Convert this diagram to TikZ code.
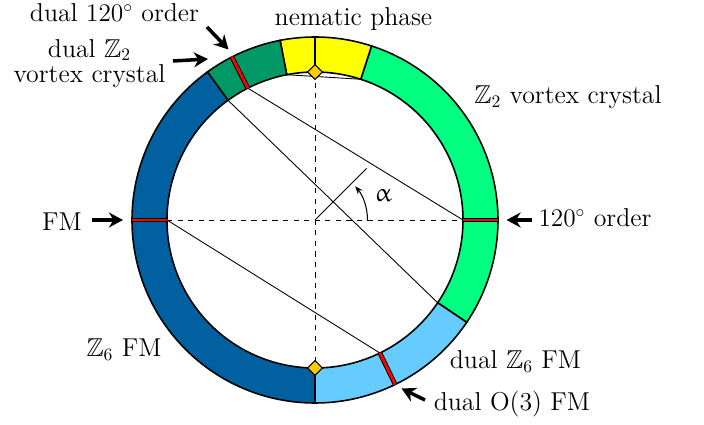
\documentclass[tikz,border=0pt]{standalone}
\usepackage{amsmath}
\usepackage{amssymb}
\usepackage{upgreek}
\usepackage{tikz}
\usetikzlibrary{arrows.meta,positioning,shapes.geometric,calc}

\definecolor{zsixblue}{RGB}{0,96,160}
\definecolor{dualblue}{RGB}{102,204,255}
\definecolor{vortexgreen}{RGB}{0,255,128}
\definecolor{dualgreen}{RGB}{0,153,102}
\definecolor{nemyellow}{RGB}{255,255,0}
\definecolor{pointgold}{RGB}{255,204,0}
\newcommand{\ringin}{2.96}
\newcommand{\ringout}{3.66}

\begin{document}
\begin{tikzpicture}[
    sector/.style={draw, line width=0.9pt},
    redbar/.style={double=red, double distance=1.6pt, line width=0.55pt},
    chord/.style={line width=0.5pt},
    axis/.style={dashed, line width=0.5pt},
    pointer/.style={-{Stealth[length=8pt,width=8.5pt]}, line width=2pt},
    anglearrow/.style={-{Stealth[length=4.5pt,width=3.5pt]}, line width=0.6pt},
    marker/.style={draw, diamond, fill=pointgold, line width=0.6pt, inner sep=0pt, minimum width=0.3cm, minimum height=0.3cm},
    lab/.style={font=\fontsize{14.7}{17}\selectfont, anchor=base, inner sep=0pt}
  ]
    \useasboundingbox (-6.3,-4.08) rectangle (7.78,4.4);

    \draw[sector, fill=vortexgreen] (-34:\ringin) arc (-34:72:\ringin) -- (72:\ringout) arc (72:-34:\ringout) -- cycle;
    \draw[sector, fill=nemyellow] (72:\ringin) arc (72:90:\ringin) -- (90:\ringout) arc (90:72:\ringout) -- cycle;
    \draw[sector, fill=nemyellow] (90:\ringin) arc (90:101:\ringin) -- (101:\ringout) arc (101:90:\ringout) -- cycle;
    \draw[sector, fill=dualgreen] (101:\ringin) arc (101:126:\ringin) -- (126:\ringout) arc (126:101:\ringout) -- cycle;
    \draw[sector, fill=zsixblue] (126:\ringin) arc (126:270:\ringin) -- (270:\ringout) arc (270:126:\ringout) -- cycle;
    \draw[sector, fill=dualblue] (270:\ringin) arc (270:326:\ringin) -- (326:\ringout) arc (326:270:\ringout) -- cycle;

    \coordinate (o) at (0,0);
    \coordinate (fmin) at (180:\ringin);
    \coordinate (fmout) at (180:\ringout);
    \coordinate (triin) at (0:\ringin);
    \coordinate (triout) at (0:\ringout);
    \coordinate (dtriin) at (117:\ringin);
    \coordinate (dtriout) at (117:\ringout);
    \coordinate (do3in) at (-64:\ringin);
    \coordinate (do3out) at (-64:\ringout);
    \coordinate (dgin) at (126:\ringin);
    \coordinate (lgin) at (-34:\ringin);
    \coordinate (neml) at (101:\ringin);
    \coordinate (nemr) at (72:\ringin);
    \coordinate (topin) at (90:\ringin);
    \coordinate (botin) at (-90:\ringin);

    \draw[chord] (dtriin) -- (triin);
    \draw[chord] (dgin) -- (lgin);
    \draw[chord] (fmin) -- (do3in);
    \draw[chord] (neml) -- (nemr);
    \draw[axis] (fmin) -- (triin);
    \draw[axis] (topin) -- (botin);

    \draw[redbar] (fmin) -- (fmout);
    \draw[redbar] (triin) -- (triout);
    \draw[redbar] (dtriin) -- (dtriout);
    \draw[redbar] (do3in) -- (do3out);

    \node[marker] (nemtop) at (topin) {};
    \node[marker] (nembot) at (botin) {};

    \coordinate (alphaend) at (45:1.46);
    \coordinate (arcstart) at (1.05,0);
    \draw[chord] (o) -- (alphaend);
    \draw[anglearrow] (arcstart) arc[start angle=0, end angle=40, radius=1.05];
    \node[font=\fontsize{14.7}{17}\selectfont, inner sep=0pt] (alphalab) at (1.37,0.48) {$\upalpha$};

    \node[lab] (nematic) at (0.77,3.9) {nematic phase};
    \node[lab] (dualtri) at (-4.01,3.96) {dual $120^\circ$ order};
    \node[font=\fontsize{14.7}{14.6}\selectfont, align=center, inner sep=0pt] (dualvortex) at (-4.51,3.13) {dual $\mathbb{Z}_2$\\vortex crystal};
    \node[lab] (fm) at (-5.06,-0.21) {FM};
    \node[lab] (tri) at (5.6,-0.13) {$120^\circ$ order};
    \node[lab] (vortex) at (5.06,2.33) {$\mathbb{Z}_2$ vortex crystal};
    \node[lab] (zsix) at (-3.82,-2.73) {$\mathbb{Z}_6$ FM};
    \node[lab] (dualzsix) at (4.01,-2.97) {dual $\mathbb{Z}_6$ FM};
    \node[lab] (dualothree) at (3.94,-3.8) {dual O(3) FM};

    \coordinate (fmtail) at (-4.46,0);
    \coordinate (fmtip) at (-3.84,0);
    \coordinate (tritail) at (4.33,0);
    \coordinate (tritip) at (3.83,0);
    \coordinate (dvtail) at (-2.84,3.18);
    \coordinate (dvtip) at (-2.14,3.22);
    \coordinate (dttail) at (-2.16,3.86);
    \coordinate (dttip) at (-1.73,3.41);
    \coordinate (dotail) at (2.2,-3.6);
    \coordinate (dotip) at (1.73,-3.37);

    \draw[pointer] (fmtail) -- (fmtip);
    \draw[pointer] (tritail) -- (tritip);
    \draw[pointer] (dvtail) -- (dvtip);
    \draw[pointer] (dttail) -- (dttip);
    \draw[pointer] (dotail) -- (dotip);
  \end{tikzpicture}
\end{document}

_ _ _

Objective: Copy all the lines of data exactly as they appear, dropping any images.

Final result:
Convert this diagram to TikZ code.
\documentclass[tikz,border=0pt]{standalone}
\usepackage{amsmath}
\usepackage{amssymb}
\usepackage{upgreek}
\usepackage{tikz}
\usetikzlibrary{arrows.meta,positioning,shapes.geometric,calc}

\definecolor{zsixblue}{RGB}{0,96,160}
\definecolor{dualblue}{RGB}{102,204,255}
\definecolor{vortexgreen}{RGB}{0,255,128}
\definecolor{dualgreen}{RGB}{0,153,102}
\definecolor{nemyellow}{RGB}{255,255,0}
\definecolor{pointgold}{RGB}{255,204,0}
\newcommand{\ringin}{2.96}
\newcommand{\ringout}{3.66}

\begin{document}
\begin{tikzpicture}[
    sector/.style={draw, line width=0.9pt},
    redbar/.style={double=red, double distance=1.6pt, line width=0.55pt},
    chord/.style={line width=0.5pt},
    axis/.style={dashed, line width=0.5pt},
    pointer/.style={-{Stealth[length=8pt,width=8.5pt]}, line width=2pt},
    anglearrow/.style={-{Stealth[length=4.5pt,width=3.5pt]}, line width=0.6pt},
    marker/.style={draw, diamond, fill=pointgold, line width=0.6pt, inner sep=0pt, minimum width=0.3cm, minimum height=0.3cm},
    lab/.style={font=\fontsize{14.7}{17}\selectfont, anchor=base, inner sep=0pt}
  ]
    \useasboundingbox (-6.3,-4.08) rectangle (7.78,4.4);

    \draw[sector, fill=vortexgreen] (-34:\ringin) arc (-34:72:\ringin) -- (72:\ringout) arc (72:-34:\ringout) -- cycle;
    \draw[sector, fill=nemyellow] (72:\ringin) arc (72:90:\ringin) -- (90:\ringout) arc (90:72:\ringout) -- cycle;
    \draw[sector, fill=nemyellow] (90:\ringin) arc (90:101:\ringin) -- (101:\ringout) arc (101:90:\ringout) -- cycle;
    \draw[sector, fill=dualgreen] (101:\ringin) arc (101:126:\ringin) -- (126:\ringout) arc (126:101:\ringout) -- cycle;
    \draw[sector, fill=zsixblue] (126:\ringin) arc (126:270:\ringin) -- (270:\ringout) arc (270:126:\ringout) -- cycle;
    \draw[sector, fill=dualblue] (270:\ringin) arc (270:326:\ringin) -- (326:\ringout) arc (326:270:\ringout) -- cycle;

    \coordinate (o) at (0,0);
    \coordinate (fmin) at (180:\ringin);
    \coordinate (fmout) at (180:\ringout);
    \coordinate (triin) at (0:\ringin);
    \coordinate (triout) at (0:\ringout);
    \coordinate (dtriin) at (117:\ringin);
    \coordinate (dtriout) at (117:\ringout);
    \coordinate (do3in) at (-64:\ringin);
    \coordinate (do3out) at (-64:\ringout);
    \coordinate (dgin) at (126:\ringin);
    \coordinate (lgin) at (-34:\ringin);
    \coordinate (neml) at (101:\ringin);
    \coordinate (nemr) at (72:\ringin);
    \coordinate (topin) at (90:\ringin);
    \coordinate (botin) at (-90:\ringin);

    \draw[chord] (dtriin) -- (triin);
    \draw[chord] (dgin) -- (lgin);
    \draw[chord] (fmin) -- (do3in);
    \draw[chord] (neml) -- (nemr);
    \draw[axis] (fmin) -- (triin);
    \draw[axis] (topin) -- (botin);

    \draw[redbar] (fmin) -- (fmout);
    \draw[redbar] (triin) -- (triout);
    \draw[redbar] (dtriin) -- (dtriout);
    \draw[redbar] (do3in) -- (do3out);

    \node[marker] (nemtop) at (topin) {};
    \node[marker] (nembot) at (botin) {};

    \coordinate (alphaend) at (45:1.46);
    \coordinate (arcstart) at (1.05,0);
    \draw[chord] (o) -- (alphaend);
    \draw[anglearrow] (arcstart) arc[start angle=0, end angle=40, radius=1.05];
    \node[font=\fontsize{14.7}{17}\selectfont, inner sep=0pt] (alphalab) at (1.37,0.48) {$\upalpha$};

    \node[lab] (nematic) at (0.77,3.9) {nematic phase};
    \node[lab] (dualtri) at (-4.01,3.96) {dual $120^\circ$ order};
    \node[font=\fontsize{14.7}{14.6}\selectfont, align=center, inner sep=0pt] (dualvortex) at (-4.51,3.13) {dual $\mathbb{Z}_2$\\vortex crystal};
    \node[lab] (fm) at (-5.06,-0.21) {FM};
    \node[lab] (tri) at (5.6,-0.13) {$120^\circ$ order};
    \node[lab] (vortex) at (5.06,2.33) {$\mathbb{Z}_2$ vortex crystal};
    \node[lab] (zsix) at (-3.82,-2.73) {$\mathbb{Z}_6$ FM};
    \node[lab] (dualzsix) at (4.01,-2.97) {dual $\mathbb{Z}_6$ FM};
    \node[lab] (dualothree) at (3.94,-3.8) {dual O(3) FM};

    \coordinate (fmtail) at (-4.46,0);
    \coordinate (fmtip) at (-3.84,0);
    \coordinate (tritail) at (4.33,0);
    \coordinate (tritip) at (3.83,0);
    \coordinate (dvtail) at (-2.84,3.18);
    \coordinate (dvtip) at (-2.14,3.22);
    \coordinate (dttail) at (-2.16,3.86);
    \coordinate (dttip) at (-1.73,3.41);
    \coordinate (dotail) at (2.2,-3.6);
    \coordinate (dotip) at (1.73,-3.37);

    \draw[pointer] (fmtail) -- (fmtip);
    \draw[pointer] (tritail) -- (tritip);
    \draw[pointer] (dvtail) -- (dvtip);
    \draw[pointer] (dttail) -- (dttip);
    \draw[pointer] (dotail) -- (dotip);
  \end{tikzpicture}
\end{document}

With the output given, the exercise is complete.